--- Your objective ---
Filter these entries so that only lines with the word "matplotlib" remain.

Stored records
_ _ _ _

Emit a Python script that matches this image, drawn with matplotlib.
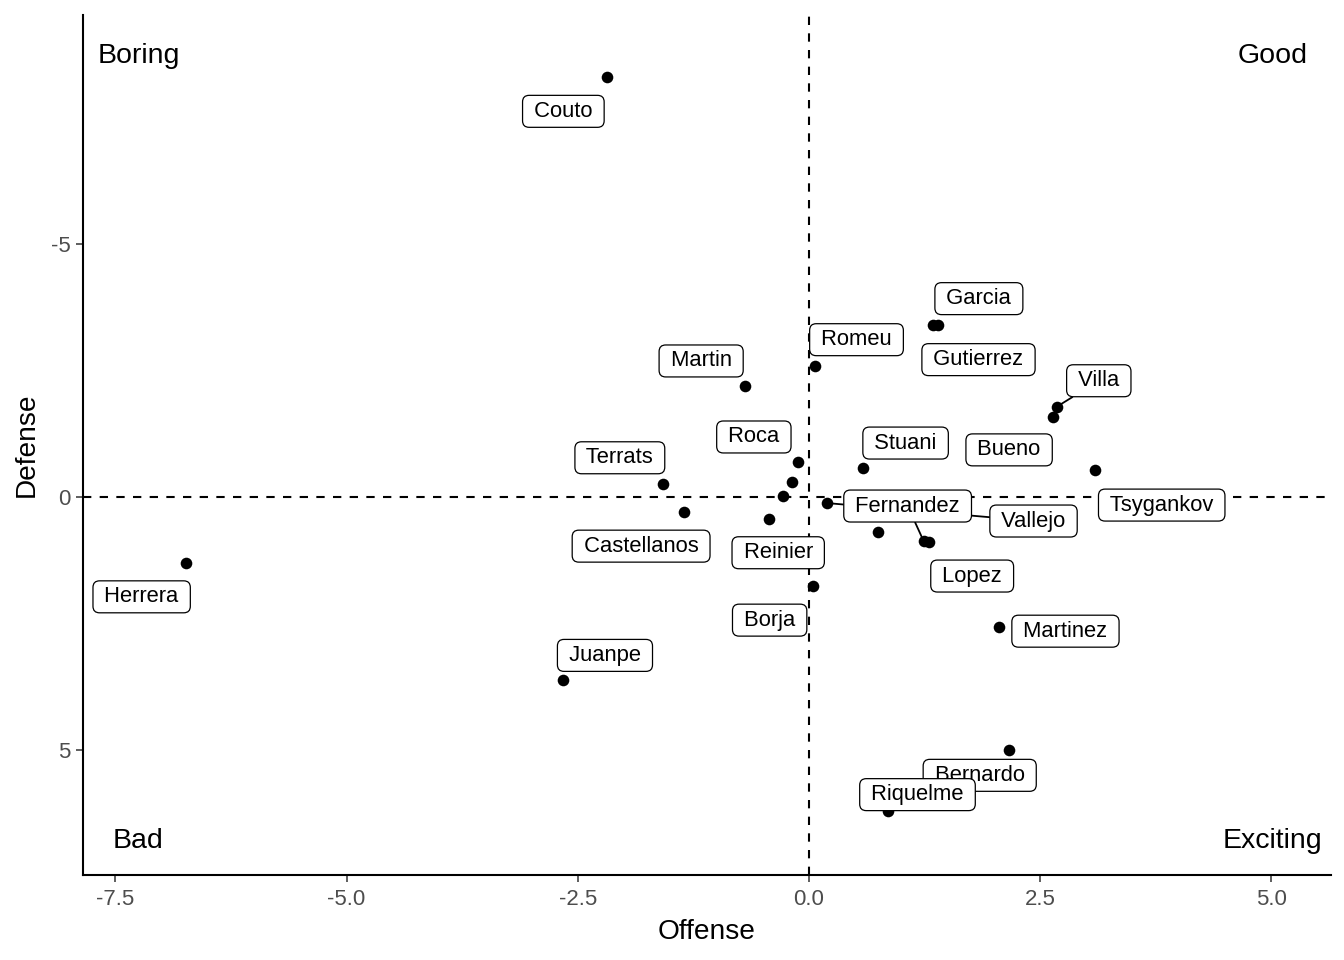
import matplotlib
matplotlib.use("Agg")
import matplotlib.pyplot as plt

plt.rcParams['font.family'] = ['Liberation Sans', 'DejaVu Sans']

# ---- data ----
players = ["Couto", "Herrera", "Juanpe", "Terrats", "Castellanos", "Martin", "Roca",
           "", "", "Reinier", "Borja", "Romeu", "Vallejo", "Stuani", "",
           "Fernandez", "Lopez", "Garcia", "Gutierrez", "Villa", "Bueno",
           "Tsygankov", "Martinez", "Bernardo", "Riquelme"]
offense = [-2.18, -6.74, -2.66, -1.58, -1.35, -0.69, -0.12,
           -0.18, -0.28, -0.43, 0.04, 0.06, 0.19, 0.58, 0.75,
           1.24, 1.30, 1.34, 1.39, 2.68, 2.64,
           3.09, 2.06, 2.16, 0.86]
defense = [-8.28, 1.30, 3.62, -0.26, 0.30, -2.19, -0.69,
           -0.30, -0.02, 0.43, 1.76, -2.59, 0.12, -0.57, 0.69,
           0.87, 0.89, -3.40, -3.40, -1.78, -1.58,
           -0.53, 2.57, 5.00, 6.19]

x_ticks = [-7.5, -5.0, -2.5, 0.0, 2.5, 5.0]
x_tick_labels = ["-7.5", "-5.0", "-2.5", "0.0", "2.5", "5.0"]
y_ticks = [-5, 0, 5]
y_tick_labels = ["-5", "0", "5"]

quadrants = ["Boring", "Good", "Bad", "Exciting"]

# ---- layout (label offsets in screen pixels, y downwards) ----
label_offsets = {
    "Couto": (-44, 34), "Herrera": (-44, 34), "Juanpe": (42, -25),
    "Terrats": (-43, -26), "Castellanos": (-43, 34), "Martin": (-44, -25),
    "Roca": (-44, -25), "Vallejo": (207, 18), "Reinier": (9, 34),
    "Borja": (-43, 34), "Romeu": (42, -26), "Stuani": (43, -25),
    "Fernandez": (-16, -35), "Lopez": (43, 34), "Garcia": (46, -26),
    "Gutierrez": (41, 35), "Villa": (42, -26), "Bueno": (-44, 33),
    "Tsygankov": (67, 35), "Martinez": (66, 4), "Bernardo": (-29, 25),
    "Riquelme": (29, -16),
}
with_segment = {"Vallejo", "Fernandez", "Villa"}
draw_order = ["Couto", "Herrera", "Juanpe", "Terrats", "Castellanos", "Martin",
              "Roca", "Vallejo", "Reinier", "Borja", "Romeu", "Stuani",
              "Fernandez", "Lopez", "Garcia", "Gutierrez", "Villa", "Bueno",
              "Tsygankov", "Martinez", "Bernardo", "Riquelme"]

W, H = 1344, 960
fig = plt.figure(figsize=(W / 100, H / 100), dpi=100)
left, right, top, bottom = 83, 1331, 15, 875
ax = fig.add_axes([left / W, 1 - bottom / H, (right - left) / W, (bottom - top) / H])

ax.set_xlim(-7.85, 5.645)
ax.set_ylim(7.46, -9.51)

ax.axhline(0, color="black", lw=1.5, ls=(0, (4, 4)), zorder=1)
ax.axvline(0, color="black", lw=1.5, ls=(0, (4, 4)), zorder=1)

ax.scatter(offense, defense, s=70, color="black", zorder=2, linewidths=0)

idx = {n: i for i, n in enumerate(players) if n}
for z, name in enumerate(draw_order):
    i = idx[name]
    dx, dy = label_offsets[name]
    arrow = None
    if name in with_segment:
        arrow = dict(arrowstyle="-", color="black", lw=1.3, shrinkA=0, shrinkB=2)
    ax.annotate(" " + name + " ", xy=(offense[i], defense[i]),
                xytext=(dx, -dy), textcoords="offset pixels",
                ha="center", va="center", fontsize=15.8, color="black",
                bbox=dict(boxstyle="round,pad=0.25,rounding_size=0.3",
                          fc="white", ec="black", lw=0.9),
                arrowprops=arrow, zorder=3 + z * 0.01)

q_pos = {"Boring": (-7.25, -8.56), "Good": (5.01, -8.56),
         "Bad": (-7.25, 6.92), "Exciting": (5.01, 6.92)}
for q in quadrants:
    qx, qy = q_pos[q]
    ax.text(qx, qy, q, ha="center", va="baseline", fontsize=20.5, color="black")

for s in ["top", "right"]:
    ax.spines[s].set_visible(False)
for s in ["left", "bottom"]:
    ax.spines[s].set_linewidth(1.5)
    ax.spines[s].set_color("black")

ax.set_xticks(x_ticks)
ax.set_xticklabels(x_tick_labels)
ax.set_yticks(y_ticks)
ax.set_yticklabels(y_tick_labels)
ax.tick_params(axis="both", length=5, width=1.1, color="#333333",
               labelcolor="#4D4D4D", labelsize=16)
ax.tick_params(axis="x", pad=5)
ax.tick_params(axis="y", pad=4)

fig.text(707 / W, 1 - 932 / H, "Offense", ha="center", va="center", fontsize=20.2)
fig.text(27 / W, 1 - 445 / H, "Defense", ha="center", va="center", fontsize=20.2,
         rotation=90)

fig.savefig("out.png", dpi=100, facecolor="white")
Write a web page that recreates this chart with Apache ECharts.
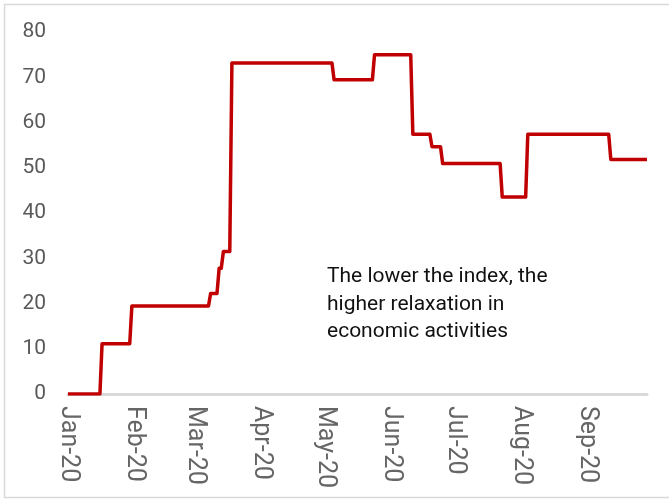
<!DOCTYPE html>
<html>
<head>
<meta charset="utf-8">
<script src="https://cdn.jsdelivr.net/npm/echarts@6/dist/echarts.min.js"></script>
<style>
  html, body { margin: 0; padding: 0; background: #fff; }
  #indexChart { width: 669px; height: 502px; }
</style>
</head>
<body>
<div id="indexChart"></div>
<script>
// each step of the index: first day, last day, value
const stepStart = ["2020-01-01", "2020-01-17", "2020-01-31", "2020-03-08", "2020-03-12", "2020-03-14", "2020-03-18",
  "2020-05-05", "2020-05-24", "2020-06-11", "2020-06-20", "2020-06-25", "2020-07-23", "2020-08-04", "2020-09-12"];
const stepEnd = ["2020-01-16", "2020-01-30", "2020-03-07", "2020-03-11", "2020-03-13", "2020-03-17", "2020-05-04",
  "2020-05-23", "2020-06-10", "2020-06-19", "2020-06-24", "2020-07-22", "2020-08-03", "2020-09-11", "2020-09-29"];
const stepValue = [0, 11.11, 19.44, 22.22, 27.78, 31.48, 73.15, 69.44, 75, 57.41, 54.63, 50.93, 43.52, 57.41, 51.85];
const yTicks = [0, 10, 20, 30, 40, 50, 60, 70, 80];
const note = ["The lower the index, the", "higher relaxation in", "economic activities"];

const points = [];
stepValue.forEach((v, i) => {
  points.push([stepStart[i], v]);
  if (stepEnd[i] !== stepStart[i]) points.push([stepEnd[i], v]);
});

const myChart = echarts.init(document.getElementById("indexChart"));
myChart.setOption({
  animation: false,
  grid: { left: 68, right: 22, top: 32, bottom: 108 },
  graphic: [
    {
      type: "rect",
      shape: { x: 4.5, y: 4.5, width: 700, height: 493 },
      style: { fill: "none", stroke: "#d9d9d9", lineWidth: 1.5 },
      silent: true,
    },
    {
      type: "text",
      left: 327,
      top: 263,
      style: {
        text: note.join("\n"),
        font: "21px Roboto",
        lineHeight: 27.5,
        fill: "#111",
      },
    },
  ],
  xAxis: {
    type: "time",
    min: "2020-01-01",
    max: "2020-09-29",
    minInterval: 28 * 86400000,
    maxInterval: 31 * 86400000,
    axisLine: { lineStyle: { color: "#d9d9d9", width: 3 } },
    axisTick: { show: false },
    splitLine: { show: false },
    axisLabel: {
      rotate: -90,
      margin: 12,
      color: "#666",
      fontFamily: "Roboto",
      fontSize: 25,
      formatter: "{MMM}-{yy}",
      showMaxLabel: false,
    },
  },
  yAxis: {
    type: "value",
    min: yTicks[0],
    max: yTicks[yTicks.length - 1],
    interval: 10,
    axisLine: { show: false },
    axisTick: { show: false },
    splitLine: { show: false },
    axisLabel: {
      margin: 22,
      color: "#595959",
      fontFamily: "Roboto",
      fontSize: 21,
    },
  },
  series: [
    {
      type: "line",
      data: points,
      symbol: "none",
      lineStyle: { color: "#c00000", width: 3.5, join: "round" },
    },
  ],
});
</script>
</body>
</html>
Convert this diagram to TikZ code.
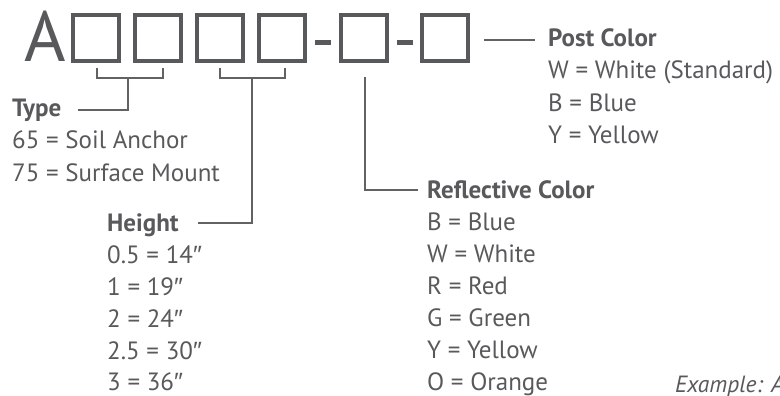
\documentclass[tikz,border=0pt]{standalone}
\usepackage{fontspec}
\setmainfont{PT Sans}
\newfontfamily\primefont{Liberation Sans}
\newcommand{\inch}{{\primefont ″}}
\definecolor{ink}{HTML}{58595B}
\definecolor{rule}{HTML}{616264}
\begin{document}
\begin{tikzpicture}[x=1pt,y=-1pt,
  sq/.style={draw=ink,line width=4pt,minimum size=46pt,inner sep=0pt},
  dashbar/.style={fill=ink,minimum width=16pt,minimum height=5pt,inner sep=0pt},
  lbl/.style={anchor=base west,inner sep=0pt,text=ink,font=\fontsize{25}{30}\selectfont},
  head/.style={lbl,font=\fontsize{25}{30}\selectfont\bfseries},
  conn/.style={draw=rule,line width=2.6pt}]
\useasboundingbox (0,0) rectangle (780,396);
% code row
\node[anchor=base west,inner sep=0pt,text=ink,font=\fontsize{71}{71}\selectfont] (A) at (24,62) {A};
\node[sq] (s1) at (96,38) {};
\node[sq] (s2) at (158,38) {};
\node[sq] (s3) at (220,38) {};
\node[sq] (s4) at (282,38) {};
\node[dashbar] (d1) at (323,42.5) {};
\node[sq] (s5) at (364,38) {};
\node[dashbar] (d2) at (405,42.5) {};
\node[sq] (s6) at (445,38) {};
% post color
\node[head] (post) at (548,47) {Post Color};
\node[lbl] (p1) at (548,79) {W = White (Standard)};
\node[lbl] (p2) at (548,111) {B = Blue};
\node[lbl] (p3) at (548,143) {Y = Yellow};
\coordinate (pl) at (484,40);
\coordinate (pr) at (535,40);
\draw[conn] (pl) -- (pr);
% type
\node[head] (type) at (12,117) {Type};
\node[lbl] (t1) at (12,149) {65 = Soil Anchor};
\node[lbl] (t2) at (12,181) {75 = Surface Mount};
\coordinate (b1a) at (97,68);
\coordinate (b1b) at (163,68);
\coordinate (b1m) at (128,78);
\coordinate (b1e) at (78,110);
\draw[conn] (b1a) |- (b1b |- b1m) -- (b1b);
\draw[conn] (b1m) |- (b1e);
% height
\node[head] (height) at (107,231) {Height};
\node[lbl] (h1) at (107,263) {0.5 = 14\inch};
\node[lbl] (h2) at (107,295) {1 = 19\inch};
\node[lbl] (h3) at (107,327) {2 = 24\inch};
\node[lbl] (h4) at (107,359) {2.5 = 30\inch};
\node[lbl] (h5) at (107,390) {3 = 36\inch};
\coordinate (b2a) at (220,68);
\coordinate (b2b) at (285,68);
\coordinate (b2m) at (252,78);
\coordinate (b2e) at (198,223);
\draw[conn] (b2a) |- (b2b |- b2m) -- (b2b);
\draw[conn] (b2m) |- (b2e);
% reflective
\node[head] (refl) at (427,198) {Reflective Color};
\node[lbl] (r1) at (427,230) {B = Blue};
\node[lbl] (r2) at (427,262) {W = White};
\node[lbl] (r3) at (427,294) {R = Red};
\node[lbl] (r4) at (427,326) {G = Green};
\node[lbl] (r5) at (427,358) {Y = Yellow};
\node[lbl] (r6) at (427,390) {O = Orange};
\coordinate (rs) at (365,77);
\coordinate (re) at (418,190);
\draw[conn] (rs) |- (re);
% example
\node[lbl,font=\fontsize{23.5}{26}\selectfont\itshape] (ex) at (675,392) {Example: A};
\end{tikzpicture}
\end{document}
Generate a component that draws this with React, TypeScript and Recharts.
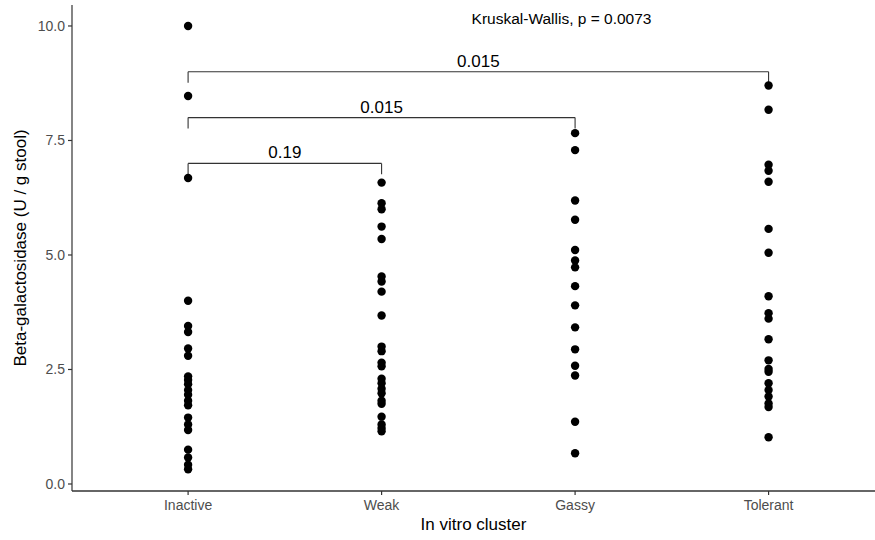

_ _ _ _

--- Solution to this exercise ---
Emit a Python script that matches this image, drawn with matplotlib.
import matplotlib
matplotlib.use("Agg")
import matplotlib.pyplot as plt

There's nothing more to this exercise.